[Instruction] Going from the top of the data below, give again each line through the one containing "0.00000685, 0.00000188, 0.0000005];", both ends kept.

[Recorded data]
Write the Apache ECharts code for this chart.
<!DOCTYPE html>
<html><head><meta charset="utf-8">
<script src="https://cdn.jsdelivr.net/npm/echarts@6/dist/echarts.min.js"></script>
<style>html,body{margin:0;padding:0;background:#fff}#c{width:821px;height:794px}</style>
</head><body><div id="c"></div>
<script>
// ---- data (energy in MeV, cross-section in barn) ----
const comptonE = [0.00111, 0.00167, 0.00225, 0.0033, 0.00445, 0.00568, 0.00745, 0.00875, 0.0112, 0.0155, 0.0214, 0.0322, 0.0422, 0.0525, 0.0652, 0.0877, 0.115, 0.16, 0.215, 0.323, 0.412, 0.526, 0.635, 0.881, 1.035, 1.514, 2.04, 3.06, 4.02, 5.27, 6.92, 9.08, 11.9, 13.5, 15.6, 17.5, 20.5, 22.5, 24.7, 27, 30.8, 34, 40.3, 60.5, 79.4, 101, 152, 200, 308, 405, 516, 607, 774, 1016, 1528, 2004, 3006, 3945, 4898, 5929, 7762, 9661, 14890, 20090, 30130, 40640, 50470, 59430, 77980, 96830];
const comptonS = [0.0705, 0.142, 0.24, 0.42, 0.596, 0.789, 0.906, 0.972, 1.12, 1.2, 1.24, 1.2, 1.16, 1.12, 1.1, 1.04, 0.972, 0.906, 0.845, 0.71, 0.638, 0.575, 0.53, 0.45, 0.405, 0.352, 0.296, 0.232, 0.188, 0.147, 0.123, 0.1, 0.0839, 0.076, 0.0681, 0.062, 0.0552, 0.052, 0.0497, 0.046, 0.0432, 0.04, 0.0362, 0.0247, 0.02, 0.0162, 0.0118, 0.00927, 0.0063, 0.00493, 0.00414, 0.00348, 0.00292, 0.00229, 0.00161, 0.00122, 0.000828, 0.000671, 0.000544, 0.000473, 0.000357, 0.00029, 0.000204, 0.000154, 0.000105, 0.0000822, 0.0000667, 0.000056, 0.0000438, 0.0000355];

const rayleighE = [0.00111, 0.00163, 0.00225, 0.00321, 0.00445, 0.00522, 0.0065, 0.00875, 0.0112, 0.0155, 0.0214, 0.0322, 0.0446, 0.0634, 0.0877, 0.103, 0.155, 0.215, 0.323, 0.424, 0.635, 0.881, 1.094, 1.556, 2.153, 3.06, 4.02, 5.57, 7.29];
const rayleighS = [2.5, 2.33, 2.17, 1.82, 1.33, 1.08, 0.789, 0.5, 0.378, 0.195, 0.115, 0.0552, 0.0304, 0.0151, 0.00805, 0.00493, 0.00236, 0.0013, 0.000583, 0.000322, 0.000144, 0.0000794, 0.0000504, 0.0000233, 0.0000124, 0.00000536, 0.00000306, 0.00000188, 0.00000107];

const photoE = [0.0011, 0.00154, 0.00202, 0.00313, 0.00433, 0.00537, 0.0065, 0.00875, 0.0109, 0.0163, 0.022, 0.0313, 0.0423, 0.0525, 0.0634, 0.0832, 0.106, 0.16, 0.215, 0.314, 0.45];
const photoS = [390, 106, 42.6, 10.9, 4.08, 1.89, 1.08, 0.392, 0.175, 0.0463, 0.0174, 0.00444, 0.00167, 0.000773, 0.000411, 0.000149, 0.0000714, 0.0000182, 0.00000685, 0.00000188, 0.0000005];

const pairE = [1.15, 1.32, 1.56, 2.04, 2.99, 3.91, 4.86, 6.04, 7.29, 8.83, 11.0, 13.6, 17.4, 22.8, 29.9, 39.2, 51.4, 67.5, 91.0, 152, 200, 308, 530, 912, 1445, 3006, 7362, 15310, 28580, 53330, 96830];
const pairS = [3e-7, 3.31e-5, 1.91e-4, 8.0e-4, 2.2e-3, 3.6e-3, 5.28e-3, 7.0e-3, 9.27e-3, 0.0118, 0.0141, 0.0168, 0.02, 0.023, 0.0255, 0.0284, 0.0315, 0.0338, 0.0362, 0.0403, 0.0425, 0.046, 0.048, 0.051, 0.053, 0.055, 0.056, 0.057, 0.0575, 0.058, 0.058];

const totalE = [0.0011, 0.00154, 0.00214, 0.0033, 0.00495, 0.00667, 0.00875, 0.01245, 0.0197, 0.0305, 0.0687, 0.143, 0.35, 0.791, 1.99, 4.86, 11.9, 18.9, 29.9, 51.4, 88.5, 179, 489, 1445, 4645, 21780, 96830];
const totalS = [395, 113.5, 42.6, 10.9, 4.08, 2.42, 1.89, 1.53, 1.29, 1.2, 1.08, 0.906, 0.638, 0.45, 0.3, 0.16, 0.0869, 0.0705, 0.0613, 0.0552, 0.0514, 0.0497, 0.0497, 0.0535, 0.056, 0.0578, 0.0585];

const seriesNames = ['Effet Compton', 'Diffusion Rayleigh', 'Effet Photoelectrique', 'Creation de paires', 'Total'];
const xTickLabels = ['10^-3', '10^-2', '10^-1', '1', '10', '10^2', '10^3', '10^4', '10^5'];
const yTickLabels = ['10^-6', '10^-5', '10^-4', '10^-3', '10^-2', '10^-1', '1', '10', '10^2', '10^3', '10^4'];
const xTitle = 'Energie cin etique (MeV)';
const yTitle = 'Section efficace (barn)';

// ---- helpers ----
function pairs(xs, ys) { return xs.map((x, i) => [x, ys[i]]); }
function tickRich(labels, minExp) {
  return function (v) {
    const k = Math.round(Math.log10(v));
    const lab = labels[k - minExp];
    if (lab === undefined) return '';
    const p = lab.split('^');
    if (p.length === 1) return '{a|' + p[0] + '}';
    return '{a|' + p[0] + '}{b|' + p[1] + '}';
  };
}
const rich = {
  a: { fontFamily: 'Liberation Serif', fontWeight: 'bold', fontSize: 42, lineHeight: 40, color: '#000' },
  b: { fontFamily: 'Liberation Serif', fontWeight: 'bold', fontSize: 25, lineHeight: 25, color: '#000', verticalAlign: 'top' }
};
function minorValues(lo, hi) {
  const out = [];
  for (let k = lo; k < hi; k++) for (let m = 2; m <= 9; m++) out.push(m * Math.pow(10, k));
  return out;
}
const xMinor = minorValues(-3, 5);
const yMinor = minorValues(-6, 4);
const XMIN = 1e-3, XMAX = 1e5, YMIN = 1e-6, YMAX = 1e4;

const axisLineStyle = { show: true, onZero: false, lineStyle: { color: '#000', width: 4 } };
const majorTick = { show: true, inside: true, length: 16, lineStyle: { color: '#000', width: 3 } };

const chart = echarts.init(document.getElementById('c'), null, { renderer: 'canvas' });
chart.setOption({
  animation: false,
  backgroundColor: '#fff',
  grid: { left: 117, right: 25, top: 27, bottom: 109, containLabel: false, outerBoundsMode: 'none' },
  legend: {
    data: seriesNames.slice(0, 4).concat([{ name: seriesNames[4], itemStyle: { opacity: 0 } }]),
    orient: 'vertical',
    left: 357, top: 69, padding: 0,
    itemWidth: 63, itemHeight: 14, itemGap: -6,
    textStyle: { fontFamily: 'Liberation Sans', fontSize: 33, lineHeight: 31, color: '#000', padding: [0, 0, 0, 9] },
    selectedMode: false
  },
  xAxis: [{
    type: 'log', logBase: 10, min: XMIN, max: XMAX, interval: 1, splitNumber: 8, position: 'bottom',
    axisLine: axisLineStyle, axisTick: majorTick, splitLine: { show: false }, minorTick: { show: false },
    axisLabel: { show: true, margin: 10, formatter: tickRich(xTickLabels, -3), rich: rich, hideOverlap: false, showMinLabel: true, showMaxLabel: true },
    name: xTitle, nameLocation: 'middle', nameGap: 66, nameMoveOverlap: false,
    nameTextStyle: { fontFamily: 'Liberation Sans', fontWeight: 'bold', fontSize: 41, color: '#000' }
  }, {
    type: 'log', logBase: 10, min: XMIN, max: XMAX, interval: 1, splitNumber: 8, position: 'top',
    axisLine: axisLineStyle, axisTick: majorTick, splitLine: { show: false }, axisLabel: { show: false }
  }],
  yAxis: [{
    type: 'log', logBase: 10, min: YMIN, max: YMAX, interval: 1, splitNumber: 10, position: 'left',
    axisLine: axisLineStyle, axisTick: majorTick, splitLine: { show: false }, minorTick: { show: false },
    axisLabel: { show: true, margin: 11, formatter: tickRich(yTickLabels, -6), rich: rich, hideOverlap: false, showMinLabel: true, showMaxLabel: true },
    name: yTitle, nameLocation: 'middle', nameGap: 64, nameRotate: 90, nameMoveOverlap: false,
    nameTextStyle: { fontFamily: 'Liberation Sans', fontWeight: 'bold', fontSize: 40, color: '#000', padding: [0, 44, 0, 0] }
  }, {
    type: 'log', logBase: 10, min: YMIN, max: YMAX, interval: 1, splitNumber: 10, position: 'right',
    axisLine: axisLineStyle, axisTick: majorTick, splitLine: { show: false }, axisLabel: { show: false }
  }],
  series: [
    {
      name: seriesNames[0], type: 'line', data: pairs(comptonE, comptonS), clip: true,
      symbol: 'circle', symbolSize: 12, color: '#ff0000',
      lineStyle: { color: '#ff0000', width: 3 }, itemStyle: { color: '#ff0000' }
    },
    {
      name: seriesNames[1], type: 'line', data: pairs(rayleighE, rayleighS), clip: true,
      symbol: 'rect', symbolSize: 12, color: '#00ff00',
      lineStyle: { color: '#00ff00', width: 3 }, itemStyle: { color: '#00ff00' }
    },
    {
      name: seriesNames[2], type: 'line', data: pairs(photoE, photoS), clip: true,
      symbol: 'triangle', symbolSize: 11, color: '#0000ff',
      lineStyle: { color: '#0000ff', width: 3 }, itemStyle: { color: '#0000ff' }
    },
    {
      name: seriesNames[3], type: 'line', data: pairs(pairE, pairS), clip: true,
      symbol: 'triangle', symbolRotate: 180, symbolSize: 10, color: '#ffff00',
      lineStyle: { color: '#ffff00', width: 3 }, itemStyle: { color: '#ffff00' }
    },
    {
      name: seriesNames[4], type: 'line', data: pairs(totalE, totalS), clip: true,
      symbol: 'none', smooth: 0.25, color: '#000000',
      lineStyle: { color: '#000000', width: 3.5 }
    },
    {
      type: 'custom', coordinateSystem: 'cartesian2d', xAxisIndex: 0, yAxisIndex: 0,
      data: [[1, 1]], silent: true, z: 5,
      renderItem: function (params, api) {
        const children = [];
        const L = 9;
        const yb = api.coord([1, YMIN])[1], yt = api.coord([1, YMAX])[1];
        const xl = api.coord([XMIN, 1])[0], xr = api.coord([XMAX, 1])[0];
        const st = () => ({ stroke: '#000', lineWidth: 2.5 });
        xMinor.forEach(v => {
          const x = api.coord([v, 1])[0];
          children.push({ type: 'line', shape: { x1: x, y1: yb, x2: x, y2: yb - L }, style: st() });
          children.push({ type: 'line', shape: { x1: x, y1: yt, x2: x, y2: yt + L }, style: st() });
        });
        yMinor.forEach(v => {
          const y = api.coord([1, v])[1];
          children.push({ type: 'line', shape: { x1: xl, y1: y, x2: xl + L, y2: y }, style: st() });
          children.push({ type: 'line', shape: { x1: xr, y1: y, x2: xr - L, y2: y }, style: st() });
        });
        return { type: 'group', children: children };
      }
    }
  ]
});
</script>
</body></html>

[Exercise output]
Write the Apache ECharts code for this chart.
<!DOCTYPE html>
<html><head><meta charset="utf-8">
<script src="https://cdn.jsdelivr.net/npm/echarts@6/dist/echarts.min.js"></script>
<style>html,body{margin:0;padding:0;background:#fff}#c{width:821px;height:794px}</style>
</head><body><div id="c"></div>
<script>
// ---- data (energy in MeV, cross-section in barn) ----
const comptonE = [0.00111, 0.00167, 0.00225, 0.0033, 0.00445, 0.00568, 0.00745, 0.00875, 0.0112, 0.0155, 0.0214, 0.0322, 0.0422, 0.0525, 0.0652, 0.0877, 0.115, 0.16, 0.215, 0.323, 0.412, 0.526, 0.635, 0.881, 1.035, 1.514, 2.04, 3.06, 4.02, 5.27, 6.92, 9.08, 11.9, 13.5, 15.6, 17.5, 20.5, 22.5, 24.7, 27, 30.8, 34, 40.3, 60.5, 79.4, 101, 152, 200, 308, 405, 516, 607, 774, 1016, 1528, 2004, 3006, 3945, 4898, 5929, 7762, 9661, 14890, 20090, 30130, 40640, 50470, 59430, 77980, 96830];
const comptonS = [0.0705, 0.142, 0.24, 0.42, 0.596, 0.789, 0.906, 0.972, 1.12, 1.2, 1.24, 1.2, 1.16, 1.12, 1.1, 1.04, 0.972, 0.906, 0.845, 0.71, 0.638, 0.575, 0.53, 0.45, 0.405, 0.352, 0.296, 0.232, 0.188, 0.147, 0.123, 0.1, 0.0839, 0.076, 0.0681, 0.062, 0.0552, 0.052, 0.0497, 0.046, 0.0432, 0.04, 0.0362, 0.0247, 0.02, 0.0162, 0.0118, 0.00927, 0.0063, 0.00493, 0.00414, 0.00348, 0.00292, 0.00229, 0.00161, 0.00122, 0.000828, 0.000671, 0.000544, 0.000473, 0.000357, 0.00029, 0.000204, 0.000154, 0.000105, 0.0000822, 0.0000667, 0.000056, 0.0000438, 0.0000355];

const rayleighE = [0.00111, 0.00163, 0.00225, 0.00321, 0.00445, 0.00522, 0.0065, 0.00875, 0.0112, 0.0155, 0.0214, 0.0322, 0.0446, 0.0634, 0.0877, 0.103, 0.155, 0.215, 0.323, 0.424, 0.635, 0.881, 1.094, 1.556, 2.153, 3.06, 4.02, 5.57, 7.29];
const rayleighS = [2.5, 2.33, 2.17, 1.82, 1.33, 1.08, 0.789, 0.5, 0.378, 0.195, 0.115, 0.0552, 0.0304, 0.0151, 0.00805, 0.00493, 0.00236, 0.0013, 0.000583, 0.000322, 0.000144, 0.0000794, 0.0000504, 0.0000233, 0.0000124, 0.00000536, 0.00000306, 0.00000188, 0.00000107];

const photoE = [0.0011, 0.00154, 0.00202, 0.00313, 0.00433, 0.00537, 0.0065, 0.00875, 0.0109, 0.0163, 0.022, 0.0313, 0.0423, 0.0525, 0.0634, 0.0832, 0.106, 0.16, 0.215, 0.314, 0.45];
const photoS = [390, 106, 42.6, 10.9, 4.08, 1.89, 1.08, 0.392, 0.175, 0.0463, 0.0174, 0.00444, 0.00167, 0.000773, 0.000411, 0.000149, 0.0000714, 0.0000182, 0.00000685, 0.00000188, 0.0000005];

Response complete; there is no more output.